Our outreach editors and the whole editorial board have been working to address this over the last months. To do so, we’ve created an online resource focused on recent publications organized into a series of topical areas. The Wellspring contains streams (clever, right?) of topical research published online in the last 3-4 years. I built the first one on Misconduct and Ethics, but we now have seven streams and are launching publicly. Our editors have adopted these streams as curators, and we will keep them updated as new work is published online. Editors are finishing more streams every week, so stay tuned. Our streams mostly contain papers that we published, partly for practical reasons and partly because we want to promote our own papers. But the curators are also including papers from other journals that they think are particularly important. The Corporate Strategy and Governance Stream, for example, is curated by Mark DesJardine and Emilie Feldman and includes 25 papers from five different journals. We’ll be adding new papers as they emerge, refining the lists, and archiving the oldest tranche of papers at the end of each year.

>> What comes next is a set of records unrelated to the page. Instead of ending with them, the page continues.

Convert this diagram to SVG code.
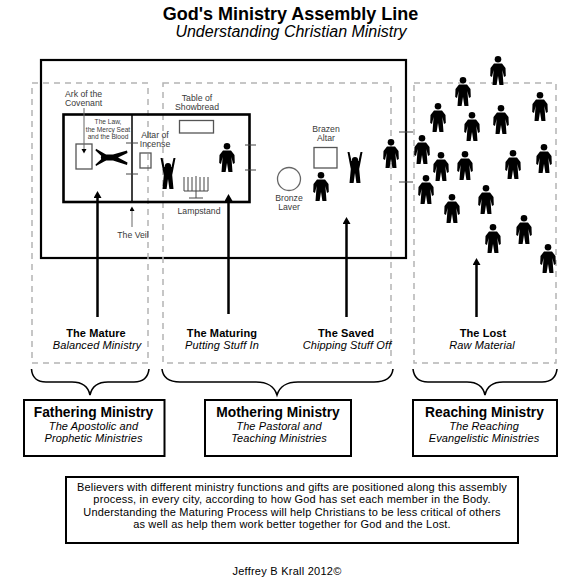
<svg xmlns="http://www.w3.org/2000/svg" xmlns:xlink="http://www.w3.org/1999/xlink" width="576" height="583" viewBox="0 0 576 583">
<style>
text{font-family:"Liberation Sans",Arial,sans-serif;fill:#000;text-anchor:middle}
.s{font-size:8.7px;fill:#3a3a3a}
.xs{font-size:6.6px;fill:#3a3a3a}
.b{font-size:11px;font-weight:bold;letter-spacing:.1px}
.i{font-size:11px;font-style:italic;letter-spacing:.1px}
.h{font-size:13.8px;font-weight:bold}
.p{font-size:11px;letter-spacing:.17px}
.wall{fill:none;stroke:#000;stroke-width:2.2}
.inner{fill:none;stroke:#000;stroke-width:2.6}
.dash{fill:none;stroke:#b4b4b4;stroke-width:1.5;stroke-dasharray:6 5}
.gr{fill:none;stroke:#555;stroke-width:1.3}
.tick{fill:none;stroke:#444;stroke-width:1}
.arrow{fill:none;stroke:#000;stroke-width:2.5;marker-end:url(#big)}
.thin{fill:none;stroke:#666;stroke-width:1;marker-end:url(#small)}
.brace{fill:none;stroke:#000;stroke-width:1.6}
.box{fill:#fff;stroke:#000;stroke-width:2}
</style>
<defs>
<marker id="big" markerUnits="userSpaceOnUse" markerWidth="9" markerHeight="9" refX="1" refY="4" orient="auto"><path d="M0 0L7 4L0 8Z" fill="#000"/></marker>
<marker id="small" markerUnits="userSpaceOnUse" markerWidth="6" markerHeight="6" refX="1" refY="2.5" orient="auto"><path d="M0 0L4.5 2.500L0 5Z" fill="#000"/></marker>
<g id="person"><circle cx="0" cy="3.200" r="3.300"/><path d="M-4 7.500H4L7.500 12L7.800 20L6 21L4.400 14L5.500 29H1.400L0 20L-1.400 29H-5.500L-4.400 14L-6 21L-7.800 20L-7.500 12Z"/></g>
<g id="raised"><circle cx="0" cy="8" r="3.100"/><path d="M-7.500 0L-5.500 0L-3.500 9H3.500L5.500 0L7.500 0L5 13L4.200 17L5.500 31H1.400L0 21L-1.400 31H-5.500L-4.200 17L-5 13Z"/></g>
</defs>
<rect width="576" height="583" fill="#fff"/>

<g id="title">
<text x="290.500" y="20" style="font-size:18px;font-weight:bold">God's Ministry Assembly Line</text>
<text x="291" y="37" style="font-size:16px;font-style:italic">Understanding Christian Ministry</text>
</g>

<g id="court">
<rect class="wall" x="41" y="60" width="365" height="198"/>
<path class="tick" d="M399 132H413M399 182H413"/>
</g>
<g id="zones">
<rect class="dash" x="32" y="83" width="116" height="280"/>
<rect class="dash" x="163" y="83" width="228" height="280"/>
<rect class="dash" x="414" y="83" width="142" height="280"/>
</g>

<g id="tabernacle">
<rect class="inner" x="63.500" y="114.500" width="186" height="87.500"/>
<path d="M132 114V202" fill="none" stroke="#000" stroke-width="1.500"/>
<path class="tick" d="M126 143H138M126 174H138M245 145H256M245 170H256"/>
</g>

<g id="ark">
<text class="s" x="65" y="97" style="text-anchor:start">Ark of the</text>
<text class="s" x="65" y="106" style="text-anchor:start">Covenant</text>
<rect class="gr" x="76" y="144" width="16" height="25"/>
<path class="thin" d="M84 108V150"/>
</g>
<g id="law">
<text class="xs" x="108" y="124">The Law,</text>
<text class="xs" x="108" y="131.500">the Mercy Seat</text>
<text class="xs" x="108" y="139">and the Blood</text>
<circle cx="104" cy="157.500" r="3.100"/>
<path d="M95.500 150.500L96 148.800L106 154.500H113L127 150.500L127.500 153L118 157.500L127.500 162.500L127 165L113 160.500H106L96 166L95.500 164.500L103 157.500Z"/>
</g>
<g id="incense">
<text class="s" x="155" y="138">Altar of</text>
<text class="s" x="155" y="147">Incense</text>
<rect class="gr" x="140" y="153" width="11" height="15"/>
</g>
<g id="showbread">
<text class="s" x="197" y="101">Table of</text>
<text class="s" x="197" y="110">Showbread</text>
<rect class="gr" x="179.500" y="120.500" width="34" height="12.500"/>
</g>
<g id="lampstand">
<path fill="none" stroke="#444" stroke-width="1" d="M184 177V191M188 177V191M192 177V191M196 176V198M200 177V191M204 177V191M208 177V191M184 191H208M189 198H203"/>
<text class="s" x="199" y="214">Lampstand</text>
</g>
<g id="veil">
<path class="thin" d="M132 227V210"/>
<text class="s" x="133" y="238">The Veil</text>
</g>
<g id="laver">
<circle cx="289" cy="179" r="11.500" fill="none" stroke="#666" stroke-width="1.300"/>
<text class="s" x="289" y="201">Bronze</text>
<text class="s" x="289" y="210">Laver</text>
</g>
<g id="altar">
<text class="s" x="326" y="132">Brazen</text>
<text class="s" x="326" y="141">Altar</text>
<rect class="gr" x="314" y="147.500" width="23" height="20.500"/>
</g>

<g id="people">
<use href="#raised" x="168" y="158"/>
<use href="#raised" x="355" y="152"/>
<use href="#person" x="227" y="143"/>
<use href="#person" x="321" y="172"/>
<use href="#person" x="391" y="139"/>
<use href="#person" x="498" y="56"/>
<use href="#person" x="463" y="77"/>
<use href="#person" x="540" y="92"/>
<use href="#person" x="438" y="103"/>
<use href="#person" x="472" y="112"/>
<use href="#person" x="501" y="105"/>
<use href="#person" x="422" y="135"/>
<use href="#person" x="441" y="152"/>
<use href="#person" x="465" y="151"/>
<use href="#person" x="513" y="150"/>
<use href="#person" x="544" y="144"/>
<use href="#person" x="426" y="175"/>
<use href="#person" x="452" y="194"/>
<use href="#person" x="486" y="185"/>
<use href="#person" x="493" y="224"/>
<use href="#person" x="524" y="215"/>
<use href="#person" x="548" y="244"/>
</g>

<g id="connectors">
<path class="arrow" d="M97.500 317V197"/>
<path class="arrow" d="M228.500 314V200"/>
<path class="arrow" d="M346.500 317V223"/>
<path class="arrow" d="M476.500 317V264"/>
<path class="brace" d="M31.500 369C32 378 38 382 46 382H72C82 382 88 386 90 395C92 386 98 382 108 382H134C142 382 148 378 149 369"/>
<path class="brace" d="M162 369C163 378 170 382 180 382H256C268 382 274 386 277 395C280 386 286 382 298 382H374C385 382 392 378 393 369"/>
<path class="brace" d="M413 369C414 378 420 382 428 382H467C477 382 483 386 485 395C487 386 493 382 503 382H542C550 382 556 378 557 369"/>
</g>

<g id="stage-mature">
<text class="b" x="96" y="337">The Mature</text>
<text class="i" x="97" y="349">Balanced Ministry</text>
</g>
<g id="stage-maturing">
<text class="b" x="222" y="337">The Maturing</text>
<text class="i" x="222" y="349">Putting Stuff In</text>
</g>
<g id="stage-saved">
<text class="b" x="346" y="337">The Saved</text>
<text class="i" x="347" y="349">Chipping Stuff Off</text>
</g>
<g id="stage-lost">
<text class="b" x="483" y="337">The Lost</text>
<text class="i" x="482" y="349">Raw Material</text>
</g>

<g id="fathering">
<rect class="box" x="24" y="400" width="140.500" height="56"/>
<text class="h" x="93.500" y="417">Fathering Ministry</text>
<text class="i" x="93.500" y="430">The Apostolic and</text>
<text class="i" x="93.500" y="442">Prophetic Ministries</text>
</g>
<g id="mothering">
<rect class="box" x="205" y="400" width="146" height="56"/>
<text class="h" x="278" y="417">Mothering Ministry</text>
<text class="i" x="279" y="430">The Pastoral and</text>
<text class="i" x="279" y="442">Teaching Ministries</text>
</g>
<g id="reaching">
<rect class="box" x="413" y="400" width="144" height="56"/>
<text class="h" x="484.500" y="417">Reaching Ministry</text>
<text class="i" x="484" y="430">The Reaching</text>
<text class="i" x="484" y="442">Evangelistic Ministries</text>
</g>

<g id="note">
<rect class="box" x="66" y="477" width="452" height="66"/>
<text class="p" x="292" y="491">Believers with different ministry functions and gifts are positioned along this assembly</text>
<text class="p" x="292" y="503">process, in every city, according to how God has set each member in the Body.</text>
<text class="p" x="292" y="516">Understanding the Maturing Process will help Christians to be less critical of others</text>
<text class="p" x="292" y="528">as well as help them work better together for God and the Lost.</text>
</g>
<g id="credit">
<text x="287" y="575" style="font-size:11px;letter-spacing:.25px">Jeffrey B Krall 2012©</text>
</g>
</svg>
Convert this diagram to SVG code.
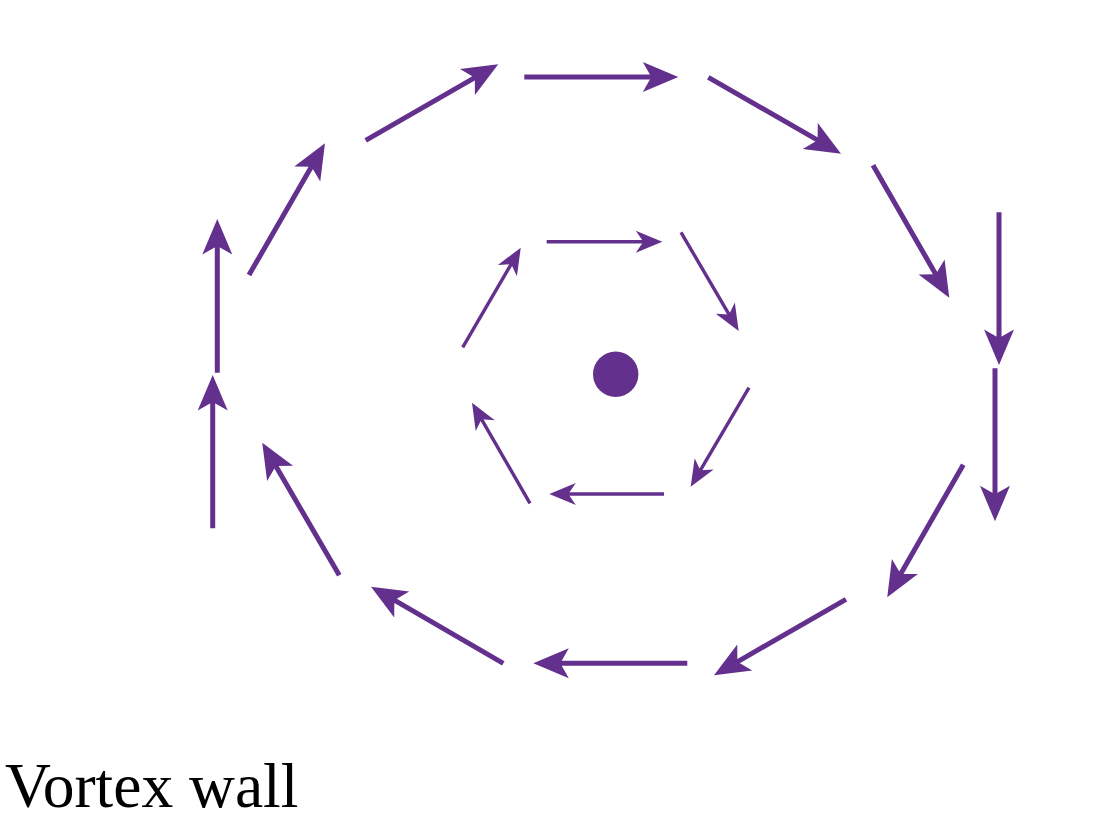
<svg xmlns="http://www.w3.org/2000/svg" width="1100" height="834" viewBox="0 0 1100 834">
  <style>
    .outer { stroke: #63308d; stroke-width: 5; fill: none; marker-end: url(#headOuter); }
    .inner { stroke: #63308d; stroke-width: 3.4; fill: none; marker-end: url(#headInner); }
    .label { font-family: "Liberation Serif", "Times New Roman", serif; font-size: 63.5px; fill: #000; }
  </style>
  <defs>
    <marker id="headOuter" markerUnits="userSpaceOnUse" viewBox="-37 -16 38 32" markerWidth="38" markerHeight="32" refX="-20" refY="0" orient="auto" overflow="visible">
      <path d="M0,0 L-35.5,-15 L-27,0 L-35.5,15 Z" fill="#63308d"/>
    </marker>
    <marker id="headInner" markerUnits="userSpaceOnUse" viewBox="-28 -12 29 24" markerWidth="29" markerHeight="24" refX="-14" refY="0" orient="auto" overflow="visible">
      <path d="M0,0 L-26.5,-11 L-19,0 L-26.5,11 Z" fill="#63308d"/>
    </marker>
  </defs>
  <rect width="1100" height="834" fill="#ffffff"/>
  <g id="connectors">
    <g id="outer-ring">
      <line class="outer" x1="212.7" y1="528.3" x2="212.7" y2="395"/>
      <line class="outer" x1="217.3" y1="372.7" x2="217.3" y2="239"/>
      <line class="outer" x1="249" y1="275" x2="315" y2="160.6"/>
      <line class="outer" x1="365.7" y1="140.3" x2="480.9" y2="74.2"/>
      <line class="outer" x1="524.3" y1="77" x2="658.3" y2="77"/>
      <line class="outer" x1="708.3" y1="77.3" x2="823.7" y2="143.7"/>
      <line class="outer" x1="873" y1="165.3" x2="939.3" y2="280.4"/>
      <line class="outer" x1="999" y1="212.3" x2="999" y2="345"/>
      <line class="outer" x1="995" y1="368.3" x2="995" y2="501.3"/>
      <line class="outer" x1="963.3" y1="464.7" x2="897.2" y2="580"/>
      <line class="outer" x1="846" y1="599.3" x2="731.3" y2="665.3"/>
      <line class="outer" x1="687.3" y1="663.3" x2="553.3" y2="663.3"/>
      <line class="outer" x1="503.3" y1="663.3" x2="388.3" y2="596.7"/>
      <line class="outer" x1="339.3" y1="575.3" x2="272.3" y2="460"/>
    </g>
    <g id="inner-ring">
      <line class="inner" x1="546.7" y1="241.7" x2="648.3" y2="241.7"/>
      <line class="inner" x1="681" y1="232.3" x2="731.6" y2="318.9"/>
      <line class="inner" x1="749" y1="387.7" x2="697.8" y2="474.6"/>
      <line class="inner" x1="664" y1="494" x2="563.3" y2="494"/>
      <line class="inner" x1="530" y1="503.3" x2="479" y2="414.8"/>
      <line class="inner" x1="462.7" y1="347.3" x2="513.7" y2="259.8"/>
    </g>
  </g>
  <g id="core">
    <circle cx="615.7" cy="374.3" r="22.7" fill="#63308d"/>
  </g>
  <g id="label">
    <text class="label" x="5" y="806.5">Vortex wall</text>
  </g>
</svg>
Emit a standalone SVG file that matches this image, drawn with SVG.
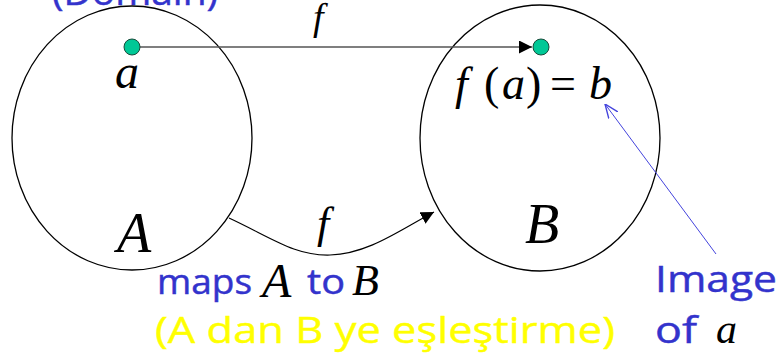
<svg xmlns="http://www.w3.org/2000/svg" width="784" height="358" viewBox="0 0 784 358">
<style>
.set{fill:none;stroke:#000;stroke-width:1.3}
.math{font-family:"Liberation Serif","Times New Roman","DejaVu Serif",serif;font-style:italic;fill:#000}
.mr{font-style:normal}
.blue{font-family:"Comic Sans MS","Open Sans","Noto Sans",sans-serif;fill:#3333CC;stroke:#3333CC;stroke-width:0.45}
.yel{font-family:"Comic Sans MS","Open Sans","Noto Sans",sans-serif;fill:#FFFF00;stroke:#FFFF00;stroke-width:0.45}
.pt{fill:#00C896;stroke:#1a4a3a;stroke-width:1}
</style>
<defs>
<marker id="ah" viewBox="0 0 10 10" refX="10" refY="5" markerWidth="13" markerHeight="13" markerUnits="userSpaceOnUse" orient="auto">
<path d="M0,0 L10,5 L0,10 z" fill="#000"/>
</marker>
<marker id="ahb" viewBox="0 0 10 10" refX="10" refY="5" markerWidth="14" markerHeight="14" markerUnits="userSpaceOnUse" orient="auto">
<path d="M0,1 L10,5 L0,9" fill="none" stroke="#4444DD" stroke-width="1"/>
</marker>
</defs>
<rect width="784" height="358" fill="#fff"/>
<text class="blue" x="52" y="5" font-size="36" textLength="166" lengthAdjust="spacingAndGlyphs">(Domain)</text>
<g id="setA">
<ellipse class="set" cx="132" cy="138" rx="120" ry="132"/>
<text class="math" x="117" y="252" font-size="56">A</text>
</g>
<g id="setB">
<ellipse class="set" cx="540" cy="138" rx="120" ry="133"/>
<text class="math" x="525" y="243" font-size="56">B</text>
</g>
<g id="connectors">
<line x1="140" y1="47" x2="532" y2="47" stroke="#555" stroke-width="1.6" marker-end="url(#ah)"/>
<path d="M229,218 C272,238 295,256 330,255 C368,254 400,230 434,212" fill="none" stroke="#000" stroke-width="1.2" marker-end="url(#ah)"/>
<line x1="716" y1="254" x2="605" y2="104" stroke="#4444DD" stroke-width="1" marker-end="url(#ahb)"/>
<text class="math" x="313" y="30" font-size="38">f</text>
<text class="math" x="317" y="238" font-size="44">f</text>
</g>
<g id="pointA">
<circle class="pt" cx="132" cy="47" r="8"/>
<text class="math" x="115" y="88" font-size="48">a</text>
</g>
<g id="pointB">
<circle class="pt" cx="541" cy="47" r="8"/>
<text class="math" y="99" font-size="46"><tspan x="455">f</tspan><tspan class="mr" x="484">(</tspan><tspan x="502">a</tspan><tspan class="mr" x="526">)</tspan><tspan class="mr" x="550">=</tspan><tspan x="589">b</tspan></text>
</g>
<g id="label-maps">
<text class="blue" x="157" y="294" font-size="34" textLength="95" lengthAdjust="spacingAndGlyphs">maps</text>
<text class="math" x="262" y="297" font-size="48">A</text>
<text class="blue" x="307" y="294" font-size="34" textLength="38" lengthAdjust="spacingAndGlyphs">to</text>
<text class="math" x="352" y="295" font-size="44">B</text>
<text class="yel" x="155" y="343" font-size="36" textLength="460" lengthAdjust="spacingAndGlyphs">(A dan B ye eşleştirme)</text>
</g>
<g id="label-image">
<text class="blue" x="655" y="292" font-size="36" textLength="122" lengthAdjust="spacingAndGlyphs">Image</text>
<text class="blue" x="655" y="343" font-size="36" textLength="42" lengthAdjust="spacingAndGlyphs">of</text>
<text class="math" x="716" y="343" font-size="42">a</text>
</g>
</svg>
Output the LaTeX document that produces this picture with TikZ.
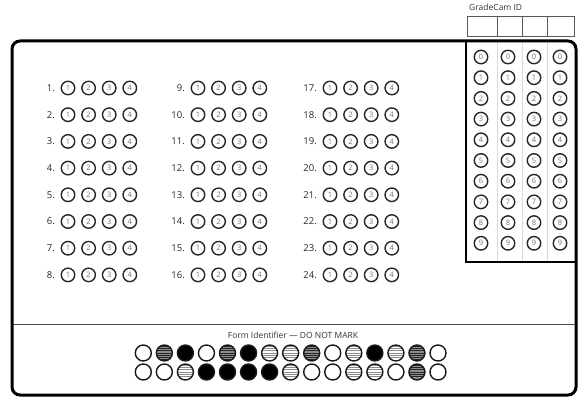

I’m grateful to the editors who took this on, and most specifically to our outreach editors Jino Lu and Shirley Tang who led this with support from doctoral students Albert Roh (USC) and Gordon Scott (WashU). We’ll be evolving this project as we learn what works best. But we hope you’ll take a look and see what’s most relevant to your work. Importantly, we hope you’ll see how you might update your PhD syllabi. These courses are typically the first look that new scholars get of the literature on organizations, and we want that to be representative of the field’s state of art and the great scholars emerging in it.
I’ll see you soon.
-Lamar
My initial idea of calling the project “The Beacon of Intellectual Enlightenment in the Study of Organizations and Other Cool Things” was not approved by our outreach editors.